Por: @Mr_Brownie
Viajar a Cuba es algo que todo ser humano debería hacer al menos una vez en la vida. La diferencia entre este país y los demás empieza a sentirse en cuanto subes a un avión repleto de gente saludándose felices unos a otros. La emoción de los que regresan a su isla se contagia al punto de hacer inevitable seguir el hilo de las conversaciones, pudiendo hasta participar en ellas como si conocieras a toda esa gente de tiempo atrás. No es de extrañar que el aterrizaje del avión esté acompañado por aplausos, gritos y silbidos. Ya en el aeropuerto la funcionaria de inmigración al ver mi pasaporte exclama sonriente: ¡Colombia! Me encanta su café. Si hubiera sabido que te gustaba tanto habría traído para ti, le respondí feliz.

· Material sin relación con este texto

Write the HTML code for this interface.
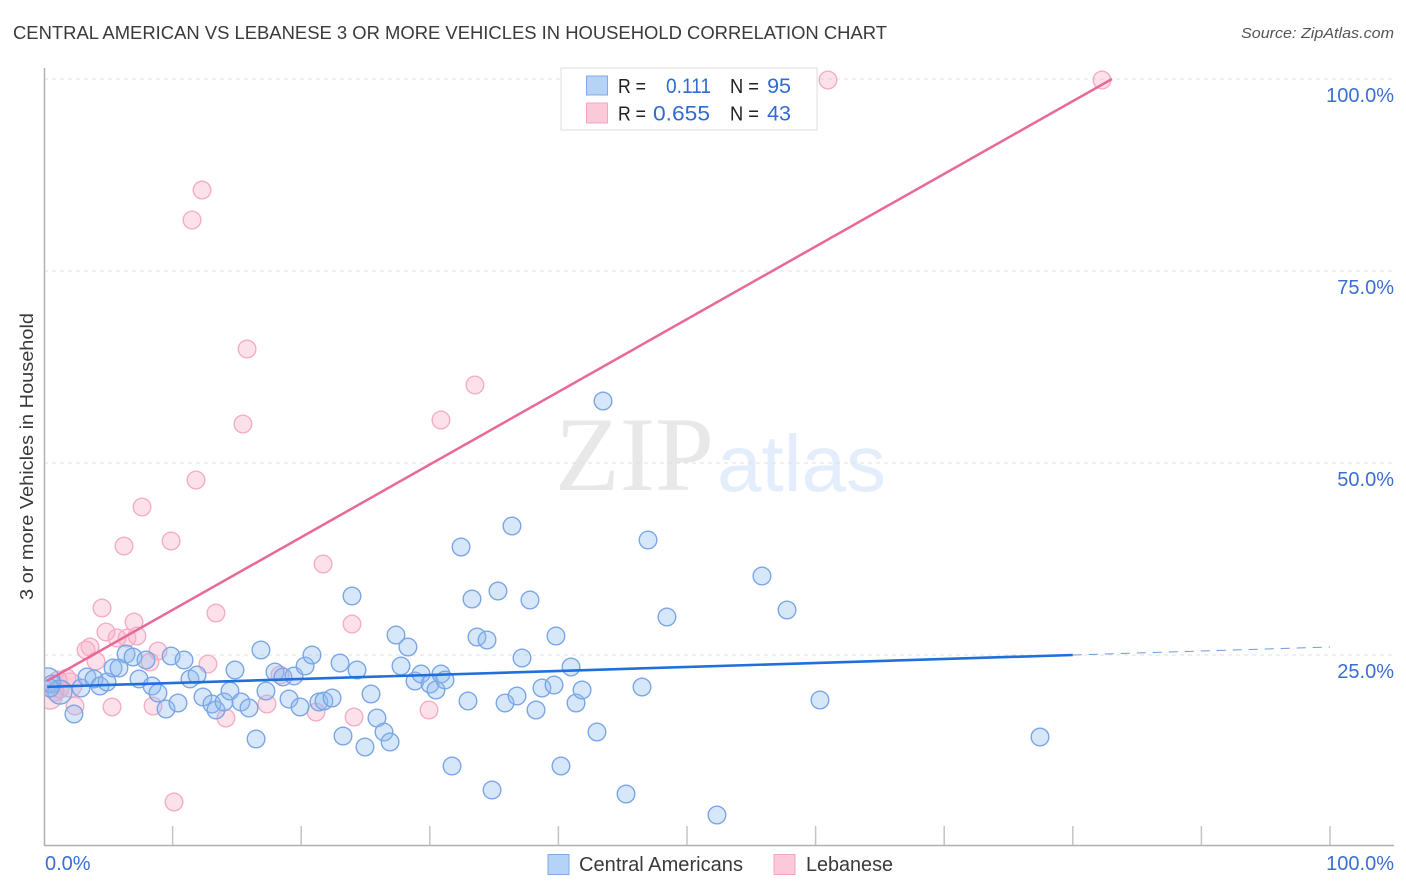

Las reservas hoteleras tuvieron todas las complicaciones posibles y como la noche avanzaba, la única opción fue alquilar una habitación en una casa familiar en pleno centro de La Habana. El recorrido desde el aeropuerto fue bastante desolador, calles oscuras y rotas en las que la basura y ruina de la ciudad destacaban mientras en mi cabeza tomaba más fuerza el pensamiento: Dios mío, ¿En qué me metí?
Se trataba de una enorme y vieja casa en donde el tiempo parecía haberse detenido en los años 80. Su dueña era una desparpajada mujer que se resistía a dejar atrás lo que parecían haber sido cinco décadas muy bien vividas. Abogada de profesión, ex fiscal del gobierno cubano y portadora de una sonrisa casi permanente. Se autoproclamó “tía Mayra” desde el primer momento y fue pieza clave en el recorrido por la isla gracias a una infinidad de consejos y recomendaciones, no todos ellos útiles, especialmente aquel de hacernos pasar por santiagueros para evitar el abuso con los precios.
Cuba no es como Colombia, aquí pueden caminar tranquilos a cualquier hora y nadie los va asaltar. Dijo la “tía Mayra” despejando así las dudas acerca del recorrido nocturno por el malecón. A partir de ese momento el viaje fue una cadena de goce continuo protagonizado unas veces por la deliciosa comida, otras por la maravillosa arquitectura o la sabrosura de la gente. Es por ello que dejar de aventurarse en la gastronomía local, recorrer las calles de la Habana vieja sin una cámara al cuello y evitar integrarse con la población local debería considerarse un delito mayor.
En la isla todo es histórico y evocador, hasta el abandono que convierte en jardines de musgo y maleza a las que fueran magníficas edificaciones en décadas pasadas. Pero la nota más alta la imponen el temple y la persistencia de los cubanos que luchan a diario por hacerse la vida en un medio más romántico para los turistas que para ellos mismos y que, a pesar de ello, nunca pierden su buena cara y espontaneidad. Aunque La Habana sea una ciudad llena de personajes míticos y rincones mágicos, bien vale la pena dedicarle tiempo a recorrer el resto de provincias del país. Hágalo a bordo de un viejo y enorme “almendrón” o en bicicleta, como sugirió recientemente un joven soñador. Así logra impregnarse de la esencia de la vida en la isla. Cada viajero organizará la estadía de acuerdo con su interés particular, pero sin importar lo que usted elija, coma y beba en abundancia, que en Cuba es menester hacerlo.
Quienes tienen espíritu de coleccionistas encontrarán en la isla el lugar perfecto para atesorar maravillosos recuerdos del viaje. Sin embargo, evite los souvenirs, a menos que sea estrictamente necesario o que se trate de una caja de inigualables puros para disfrutar solo, en compañía de los amigos o sorprender a alguien más.